Такая идиллия не очень устраивала русских дам, страдавших и от гнезд разврата в городах, которые устраивали шустрые Маринки, и особенно от просвещенных жен и дев, принимавших мужчин в лесах. Ведуньи, знахарки, травницы и просто женщины, по разным причинам не выходившие замуж и живущие уединенно, превращались в фольклоре в злых колдуний и оборотней, от которых мужчин следовало спасать. Баба-яга в ее утлой лесной избушке «на куриных ногах» стала из привлекательной девицы уродливой старухой, способной совратить мимохожего юношу и мужа лишь оборотничеством. И обвинялась в любви к «телу белому» не в обычном, но в гастрономическом смысле, хотя никого из героев в сказках так и не съела, а помощи им, наоборот, оказала немало. Естественным стало появление вариантов былины о Потыке, где Лебедь Белая превратилась из верной жены в Лиходиевну. Она опоила Потыка и обратила его в камень, а сама сбежала с царем Кощеем. Но кровные братья богатыря (Илья, Алеша и др.) спасли Потыка, убили Кощея и четвертовали конями неверную Лебедь. Какой из вариантов отношения к женщине-оборотню выбрать, зависело от сказителя и аудитории, внимание которой он хотел захватить.
Жизнь предлагала богатырям оба варианта. Ведь сильные образы женского ума и коварства в древнерусской литературе и фольклоре не могут скрыть от нас простой факт: даже находившиеся в наилучшем социальном и экономическом положении жены князей жили гораздо меньше мужчин. При всем почете и уважении они были машинами для рождения наследников, быстро вырабатывавшими свой «ресурс». Некоторые князья имели в течение жизни одну жену, некоторые — три, но в среднем они переживали двух жен. При том, что юноши и девушки вступали в брак, по проверенным фактам, с двенадцати лет, чаще в тринадцать — пятнадцать, а мужчины иногда тянули с этим до двадцати, что четко говорит нам о наличии в городах «гулящих женок», а у князей и дружинников — любовниц. Авантюрная история двух браков образцового богатыря Добрыни Никитича является отражением реальной жизни.
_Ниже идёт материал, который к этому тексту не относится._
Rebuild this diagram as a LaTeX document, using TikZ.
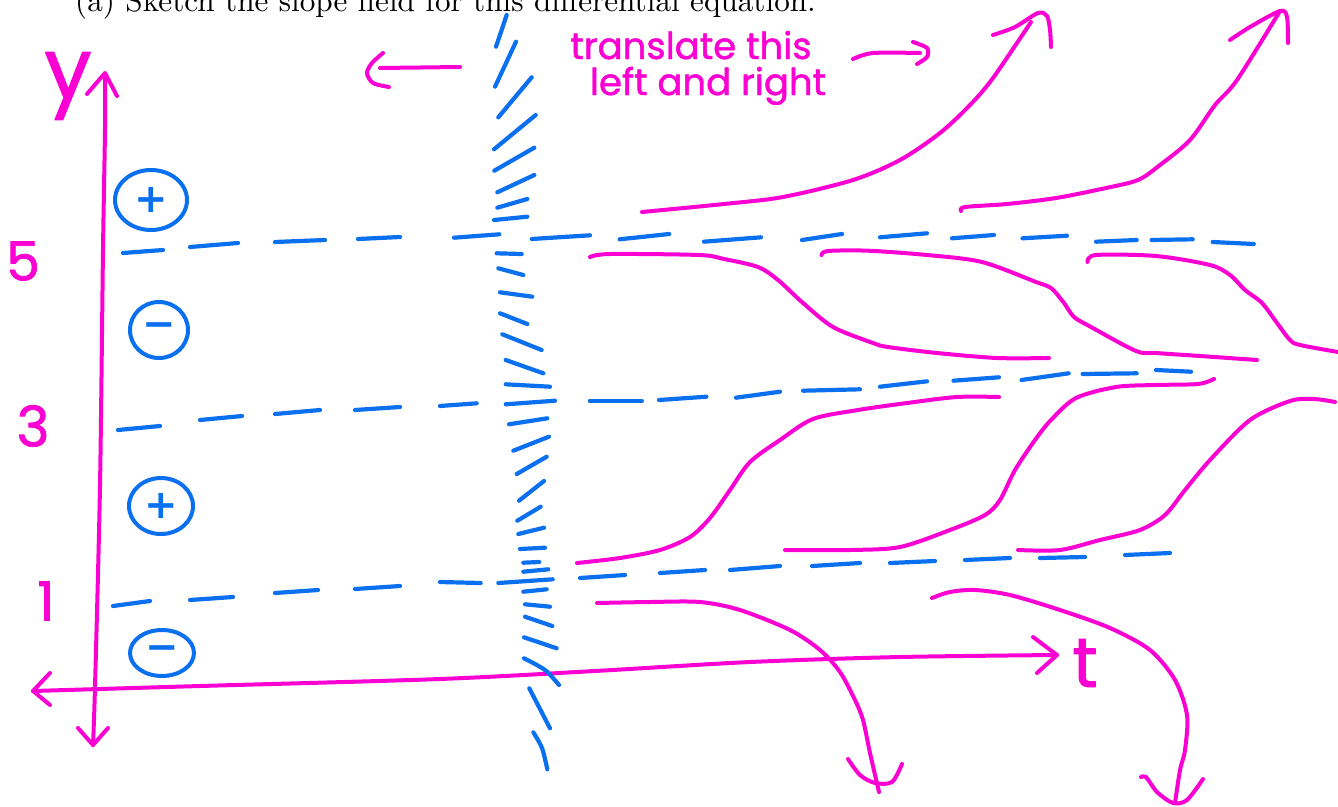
\documentclass[tikz,border=0pt]{standalone}
\usepackage{fontspec}
\usetikzlibrary{shapes.geometric}
\newfontfamily\hand{Poppins}[FakeBold=1.3]
\newfontfamily\signfont{DejaVu Sans}
\definecolor{mag}{RGB}{250,0,210}
\definecolor{blu}{RGB}{10,112,240}
\begin{document}
\begin{tikzpicture}[x=1pt,y=-1pt,line cap=round,line join=round,
  m/.style={draw=mag,line width=4pt},
  b/.style={draw=blu,line width=4.2pt},
  hw/.style={text=mag,inner sep=0pt},
  sign/.style={ellipse,draw=blu,line width=4pt,text=blu,inner sep=0pt,font=\signfont\bfseries\fontsize{40}{40}\selectfont}]
\useasboundingbox (0,0) rectangle (1338,806);
\clip (0,0) rectangle (1338,806);
% heading (cut at top, as in the reference)
\node[anchor=base west,inner sep=0pt] (head) at (75,11.5) {\scalebox{3.12}{\fontsize{10}{12}\selectfont (a) Sketch the slope field for this differential equation.}};
% annotation
\node[hw,anchor=base,font=\hand\fontsize{37}{37}\selectfont] (tr) at (691,59) {translate this};
\node[hw,anchor=base,font=\hand\fontsize{37}{37}\selectfont] (lr) at (708,95) {left and right};
\draw[m] (460,67) -- (380,68);
\draw[m] plot[smooth] coordinates {(383,53) (372,63) (367,73) (373,83) (389,87)};
\draw[m] plot[smooth] coordinates {(853,59) (873,53) (920,53)};
\draw[m] plot[smooth] coordinates {(913,42) (927,48) (927,57) (917,64)};
% axes
\draw[m] plot[smooth] coordinates {(93,745) (95,687) (100,486) (103,250) (105,129) (105,74)};
\draw[m] (87,94) -- (105,73) -- (117,96);
\draw[m] (78,728) -- (93,745) -- (108,728);
\draw[m] plot[smooth] coordinates {(33,691) (200,686) (440,679) (600,670.7) (750,662) (900,657) (1057,655)};
\draw[m] (50,673) -- (33,691) -- (50,705);
\draw[m] (1033,637) -- (1057,655) -- (1037,673);
\node[hw,font=\hand\fontsize{84}{84}\selectfont] (ylab) at (68,86) {y};
\node[hw,font=\hand\fontsize{54}{54}\selectfont] (l5) at (23,261) {5};
\node[hw,font=\hand\fontsize{56}{56}\selectfont] (l3) at (33,426) {3};
\node[hw,font=\hand\fontsize{54}{54}\selectfont] (l1) at (46,601) {1};
\node[hw,font=\hand\fontsize{70}{70}\selectfont] (tlab) at (1085,663) {t};
% sign circles
\node[sign,minimum width=72pt,minimum height=60pt] (p1) at (151,200) {+};
\node[sign,minimum width=58pt,minimum height=56pt] (n1) at (159,330) {\char"2212};
\node[sign,minimum width=64pt,minimum height=56pt] (p2) at (161,506) {+};
\node[sign,minimum width=64pt,minimum height=46pt] (n2) at (162,653) {\char"2212};
% equilibrium dashes y=5
\foreach \a/\b in {{(123,253)}/{(163,250)},{(190,247)}/{(238,243)},{(275,242)}/{(325,240)},{(358,239)}/{(400,237)},{(454,237.7)}/{(499.3,234.3)},{(531.7,239)}/{(590,235.3)},{(619.6,239.3)}/{(669.2,234)},{(703.9,241.7)}/{(761,237.3)},{(802,240)}/{(842,234)},{(880,237.3)}/{(927,233.3)},{(952,238.3)}/{(994,235)},{(1022.5,238.3)}/{(1067,235.7)},{(1096,241.7)}/{(1136.7,240)},{(1151.6,240)}/{(1192.7,239.3)},{(1212.6,242)}/{(1253.8,244)}}
  \draw[b] \a -- \b;
% y=3
\foreach \a/\b in {{(118,430)}/{(160,426)},{(200,420)}/{(242,416)},{(275,414)}/{(320,410)},{(355,410)}/{(400,407)},{(440,406)}/{(476.7,403.3)},{(589.8,401)}/{(641.9,401)},{(659,400)}/{(706.4,396.7)},{(736,397.7)}/{(780,391.7)},{(803,390.7)}/{(860,389.3)},{(880,386.7)}/{(927,381.3)},{(953.5,380.7)}/{(999,377.3)},{(1021.5,380)}/{(1068.7,373.3)},{(1082.6,374)}/{(1136.7,373.3)},{(1156,370)}/{(1191,371.7)}}
  \draw[b] \a -- \b;
% y=1
\foreach \a/\b in {{(113,606)}/{(150,601)},{(190,600)}/{(233,597)},{(275,593)}/{(318,590)},{(355,589)}/{(400,586)},{(440,582)}/{(480.7,583)},{(498.3,583)}/{(552.7,579.3)},{(580,578)}/{(625,575)},{(660,573)}/{(705,570)},{(730,570)}/{(780,566)},{(812,566)}/{(860,563)},{(890,563)}/{(935,561)},{(965,560)}/{(1010,558)},{(1040,558)}/{(1085,557)},{(1125,555)}/{(1170,553)}}
  \draw[b] \a -- \b;
% slope field column
\foreach \a/\b in {{(506.7,15)}/{(496,46.7)},{(516,41.7)}/{(495,86.7)},{(531.7,77.3)}/{(498.3,117.3)},{(535.7,115)}/{(494,149.3)},{(534.3,147.7)}/{(494.3,170.7)},{(534.3,175)}/{(497.3,192.3)},{(527.3,199)}/{(497.3,207.7)},{(527.3,216.7)}/{(494,220)},{(496.7,253.3)}/{(521.7,254)},{(498.3,268.3)}/{(523.3,275)},{(500,292.3)}/{(532.3,296.7)},{(500,313.3)}/{(527.3,324)},{(502.3,334.3)}/{(541.7,350)},{(505.7,360)}/{(543.3,373.3)},{(505.7,384.3)}/{(550,386.7)},{(505.7,404.3)}/{(555,400.7)},{(509,424.3)}/{(547.3,418.3)},{(513.3,450.7)}/{(549,436.7)},{(516.7,474)}/{(546.7,456.7)},{(519,500.7)}/{(544,481)},{(517.3,520.7)}/{(540.7,506.7)},{(518.3,534)}/{(544,527.7)},{(520,549)}/{(545,547.7)},{(523.3,562.7)}/{(539.3,562)},{(523.3,571.7)}/{(548.3,569.3)},{(523.3,591.7)}/{(546.7,589.3)},{(525,604.3)}/{(550,606.7)},{(525,616.7)}/{(552.3,626)},{(524,637.3)}/{(556.7,648.3)},{(529.3,688.3)}/{(550,728.3)}}
  \draw[b] \a -- \b;
\draw[b] plot[smooth] coordinates {(524,658.3) (545,670) (559,685)};
\draw[b] plot[smooth] coordinates {(533.3,732.3) (542,748) (547.3,769.3)};
% solution curves
\draw[m] plot[smooth] coordinates {(642,212) (724,204) (783,197) (853,180) (900,160) (940,133) (970,105) (993,78) (1031,22)};
\draw[m] plot[smooth] coordinates {(993,35) (1015,27) (1038,13) (1047,16) (1050,30) (1051,47)};
\draw[m] plot[smooth] coordinates {(961,211) (965,207) (1007,204) (1056,198) (1106,188) (1138,180) (1160,165) (1190,140) (1215,105) (1237,80) (1280,11)};
\draw[m] plot[smooth] coordinates {(1230,40) (1250,27) (1280,11) (1287,17) (1288,43)};
\draw[m] plot[smooth] coordinates {(590,257) (610,254) (699,255) (724,259) (758,267) (778,280) (803,303) (833,327) (873,343) (888,347) (937,353) (997,358) (1049,358)};
\draw[m] plot[smooth] coordinates {(821.5,255) (828,251) (868,250.7) (927,255) (982,262) (1036,282) (1051,288) (1064,303) (1074,317) (1091,327) (1136,351) (1156,353) (1200,356) (1257,360)};
\draw[m] plot[smooth] coordinates {(1087.5,262) (1096,255) (1156,256) (1210,265) (1230,275) (1245,290) (1262,303) (1277,323) (1290,340) (1300,345) (1338,352)};
\draw[m] plot[smooth] coordinates {(577,563) (620,558) (660,550) (690,537) (710,518) (730,490) (750,462) (780,440) (813,419) (858,410) (907,403) (957,397) (999,397)};
\draw[m] plot[smooth] coordinates {(785,550) (850,550) (900,547) (950,530) (985,515) (1000,500) (1015,470) (1035,440) (1051,420) (1076,398) (1116,387) (1155,385) (1198,384) (1214,379)};
\draw[m] plot[smooth] coordinates {(1018,550) (1060,550) (1100,540) (1140,530) (1165,515) (1185,490) (1210,460) (1250,420) (1290,401) (1314,399) (1335,402)};
\draw[m] plot[smooth] coordinates {(597,603) (650,602) (700,602) (740,610) (790,630) (820,650) (840,672) (855,700) (863,720) (870,753) (879,792)};
\draw[m] plot[smooth] coordinates {(848,759) (860,775) (875,783) (892,782) (902,764)};
\draw[m] plot[smooth] coordinates {(932,598) (950,592) (975,590) (1010,595) (1060,610) (1110,628) (1150,650) (1175,680) (1187,715) (1185,750) (1180,770) (1175,803)};
\draw[m] plot[smooth] coordinates {(1141,777) (1146,777) (1157,792) (1173,803) (1187,800) (1203,779)};
\end{tikzpicture}
\end{document}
Любовные приключения наших князей от крещения Владимира Святого до смерти Владимира Мономаха, если и были, остаются тайной. Зато династический смысл их браков проявлялся все ярче и ярче. Поведение Святополка Окаянного, решившего после смерти отца истребить своих братьев, определялось его браком с дочерью польского короля Болеслава Храброго. Потерпев поражение от Ярослава, Святополк оккупировал Русь войсками ляхов. Но когда Ярослав освободил Киев и захватил его жену, Святополк потерял расположение тестя и вынужден был опираться только на печенегов, с которыми и сгинул безвестно.
Нет сведений, что Ярослав отпустил дочь Болеслава. Вероятно, она жила в Киеве и умерла там вскоре после гибели ее мужа. Ведь Болеслав не собирался отпускать сестер Ярослава, захваченных им в Киеве, возможно, по совету Анастаса Корсунянина — того самого, что сдал Владимиру родной Херсонес, стал получать десятую часть доходов с Руси на одну церковь в Киеве, а в 1018 году переметнулся к ляхам и «лестью» получил заведование всем «имением», взятым Болеславом в Киеве. Самую умную и образованную из пленниц, Предславу, король сделал наложницей, однако позже вынужден был на ней жениться. Если так, она стала пятой по счету женой немолодого, «толстого и развратного» короля (по определению Титмара Мерзебургского), очередная жертва страсти которого, немка Ода, померла как раз в 1018 году. Предслава, видимо, не пережила своего свирепого мужа. Но ее сестры Мстислава и Добронега-Мария, жившие в Польше на уединенном Ледницком острове во дворце, построенном в ромейском стиле, после смерти короля в 1025 году вернулись на Русь. Добронегу Ярослав Мудрый в 1038 или 1042 году выдал замуж за польского короля Казимира Восстановителя. Благодаря этому плененные в 1018 году русские смогли, наконец, вернуться домой. Чтобы закончить с дочерьми Владимира, скажу, что Премислава была в 1000–1015 годах женой венгерского принца Владислава (Ласло) Лысого. Так случилось, что с года прибытия ее в Венгрию ведет историю Венгерское королевство.